News Releases

FOR IMMEDIATE RELEASE
Tuesday, November 16, 2010

Isakson Again Urges Congress to End Reckless Spending, Reform Federal Budget Process
Supports Earmark Moratorium

WASHINGTON - U.S. Senator Johnny Isakson, R-Ga., today released the following statement regarding the need for Congress to end reckless spending and reform the federal budget process:

"I supported a temporary, two-year moratorium on congressional earmarks today because I agree we should not be funding projects that are frivolous or non-essential functions of the federal government.

"The oath I swore to uphold when I was elected by the people of Georgia was to the U.S. Constitution, which directs the Congress to appropriate federal tax dollars. I will never abandon my oath, and I will continue to fight for funding for projects such as the expansion of the Savannah port that is critical to my state and to U.S. trade, the settlement of the tri-state water compact involving Georgia, funding for our troops and the best interests of the people in the state of Georgia.
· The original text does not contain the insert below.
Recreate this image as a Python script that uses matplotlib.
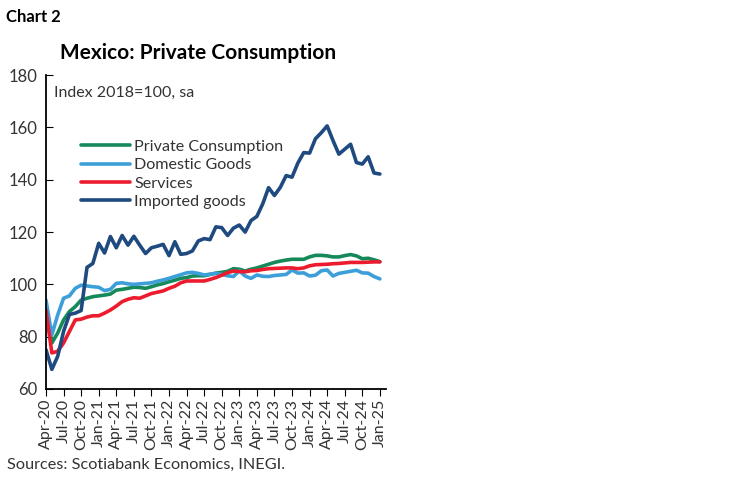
import numpy as np
import matplotlib
matplotlib.use('Agg')
import matplotlib.pyplot as plt

plt.rcParams['font.family'] = ['Lato', 'DejaVu Sans']

# Meses: abr-20 a ene-25
months = ['Apr-20', 'May-20', 'Jun-20', 'Jul-20', 'Aug-20', 'Sep-20', 'Oct-20', 'Nov-20', 'Dec-20',
          'Jan-21', 'Feb-21', 'Mar-21', 'Apr-21', 'May-21', 'Jun-21', 'Jul-21', 'Aug-21', 'Sep-21',
          'Oct-21', 'Nov-21', 'Dec-21', 'Jan-22', 'Feb-22', 'Mar-22', 'Apr-22', 'May-22', 'Jun-22',
          'Jul-22', 'Aug-22', 'Sep-22', 'Oct-22', 'Nov-22', 'Dec-22', 'Jan-23', 'Feb-23', 'Mar-23',
          'Apr-23', 'May-23', 'Jun-23', 'Jul-23', 'Aug-23', 'Sep-23', 'Oct-23', 'Nov-23', 'Dec-23',
          'Jan-24', 'Feb-24', 'Mar-24', 'Apr-24', 'May-24', 'Jun-24', 'Jul-24', 'Aug-24', 'Sep-24',
          'Oct-24', 'Nov-24', 'Dec-24', 'Jan-25']

private_consumption = [90.5, 77.6, 81.4, 86.4, 89.6, 91.5, 94.0, 94.7, 95.3, 95.6, 95.9, 96.3,
                       97.8, 98.1, 98.5, 98.9, 98.8, 98.5, 99.1, 99.8, 100.3, 101.0, 101.6, 102.3,
                       102.6, 103.2, 103.3, 103.3, 103.8, 104.3, 104.6, 105.0, 106.0, 105.8, 105.1,
                       105.8, 106.3, 107.0, 107.7, 108.4, 108.9, 109.3, 109.6, 109.6, 109.6, 110.5,
                       111.1, 111.1, 110.9, 110.5, 110.5, 111.0, 111.4, 110.9, 109.8, 110.0, 109.4,
                       108.7]

domestic_goods = [94.0, 80.7, 88.3, 94.7, 95.6, 98.5, 99.7, 99.4, 99.1, 98.9, 97.6, 98.1,
                  100.4, 100.6, 100.2, 100.0, 100.2, 100.4, 100.6, 101.2, 101.7, 102.3, 103.0, 103.7,
                  104.4, 104.6, 104.2, 103.6, 103.9, 104.2, 103.8, 103.3, 103.0, 105.2, 103.2,
                  102.3, 103.6, 103.1, 103.0, 103.4, 103.6, 103.8, 105.5, 104.3, 104.4, 103.2,
                  103.5, 105.2, 105.5, 103.2, 104.2, 104.6, 105.0, 105.4, 104.4, 104.3, 103.0,
                  102.1]

services = [90.0, 73.8, 74.4, 77.6, 82.0, 86.4, 86.7, 87.5, 88.0, 88.0, 89.0, 90.2,
            91.7, 93.4, 94.3, 94.9, 94.7, 95.6, 96.5, 97.0, 97.5, 98.5, 99.3, 100.6,
            101.3, 101.3, 101.3, 101.3, 101.9, 102.6, 103.5, 104.5, 105.1, 104.9, 104.8,
            105.2, 105.3, 105.7, 106.0, 106.1, 106.2, 106.3, 106.3, 106.0, 106.3, 107.1,
            107.5, 107.6, 107.7, 107.9, 108.0, 108.2, 108.4, 108.4, 108.4, 108.5, 108.6,
            108.6]

imported_goods = [75.0, 67.5, 72.5, 82.0, 88.5, 89.0, 90.0, 106.5, 108.0, 115.7, 112.0, 118.3,
                  114.0, 118.7, 115.0, 118.4, 115.0, 111.8, 114.0, 114.6, 115.3, 111.0, 116.3, 111.5,
                  111.8, 112.8, 116.6, 117.5, 117.1, 122.0, 121.7, 118.7, 121.5, 122.7, 120.0,
                  124.4, 126.0, 130.8, 137.0, 134.0, 137.1, 141.6, 141.0, 146.4, 150.4, 150.2,
                  155.7, 158.0, 160.6, 155.0, 149.8, 151.7, 153.6, 146.6, 146.0, 148.8, 142.6,
                  142.2]

series = [('Private Consumption', private_consumption, '#16895a'),
          ('Domestic Goods', domestic_goods, '#3d9fd9'),
          ('Services', services, '#ec1c2e'),
          ('Imported goods', imported_goods, '#1e4a80')]

x = np.arange(len(months))

fig = plt.figure(figsize=(7.49, 4.82), dpi=100)
ax = fig.add_axes([0.0614, 0.193, 0.4536, 0.651])

for name, values, color in series:
    ax.plot(x, values, color=color, linewidth=2.6, label=name, solid_capstyle='round')

ax.set_xlim(0, 58)
ax.set_ylim(60, 180)
ax.set_yticks(range(60, 181, 20))
ax.set_xticks(x[::3])
ax.set_xticklabels(months[::3], rotation=90, fontsize=11.5, color='#333333')
ax.tick_params(axis='y', direction='in', length=5, labelsize=12, labelcolor='#333333', pad=6)
ax.tick_params(axis='x', direction='out', length=5, pad=2)

for side in ['top', 'right']:
    ax.spines[side].set_visible(False)
ax.spines['left'].set_linewidth(1.3)
ax.spines['bottom'].set_linewidth(1.3)

ax.text(0.025, 0.965, 'Index 2018=100, sa', transform=ax.transAxes, fontsize=11.5,
        color='#333333', va='top', ha='left')

ax.legend(loc='upper left', bbox_to_anchor=(0.085, 0.815), frameon=False, fontsize=11.6,
          handlelength=3.0, handletextpad=0.3, labelspacing=0.25, borderaxespad=0,
          labelcolor='#333333')

fig.text(0.008, 0.965, 'Chart 2', fontsize=12, fontweight='bold', va='center', ha='left')
fig.text(0.08, 0.89, 'Mexico: Private Consumption', fontsize=15, fontweight='bold',
         va='center', ha='left')
fig.text(0.01, 0.035, 'Sources: Scotiabank Economics, INEGI.', fontsize=11.7,
         color='#333333', va='center', ha='left')

fig.savefig('out.png', dpi=100)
"I also will push for Congress to address the biggest concerns of my Georgia constituents - skyrocketing federal spending and debt. I will continue to push my proposal for Congress to switch to biennial budgeting so that we can give federal spending the scrutiny and oversight that has been sorely lacking. In addition, I supported several other proposals today to reduce discretionary spending, balance the budget, freeze federal hiring, stop unfunded mandates to the states and impose a moratorium on new entitlement spending."

In a meeting of the Senate Republican Conference, Isakson supported a non-binding resolution calling for an earmark moratorium for the 112th Congress. He also supported several other non-binding resolutions to address out-of-control federal spending. Isakson has introduced, co-sponsored or voted for legislation to curb federal spending numerous times since he came to the Senate in 2005.

Isakson has introduced legislation, S.169, that would require the president to submit a two-year budget at the beginning of the first session of a Congress. Members of Congress would then need to adopt a two-year budget resolution, a reconciliation bill if necessary and two-year appropriations bills during that first session. The legislation ensures the enactment of two-year appropriations bills by providing a new majority point of order against consideration of an appropriations bill that fails to cover two years.

The second session of a Congress would then be devoted to the consideration of authorization bills and oversight of federal programs. Isakson believes the enhanced oversight will result in more accountability of government programs.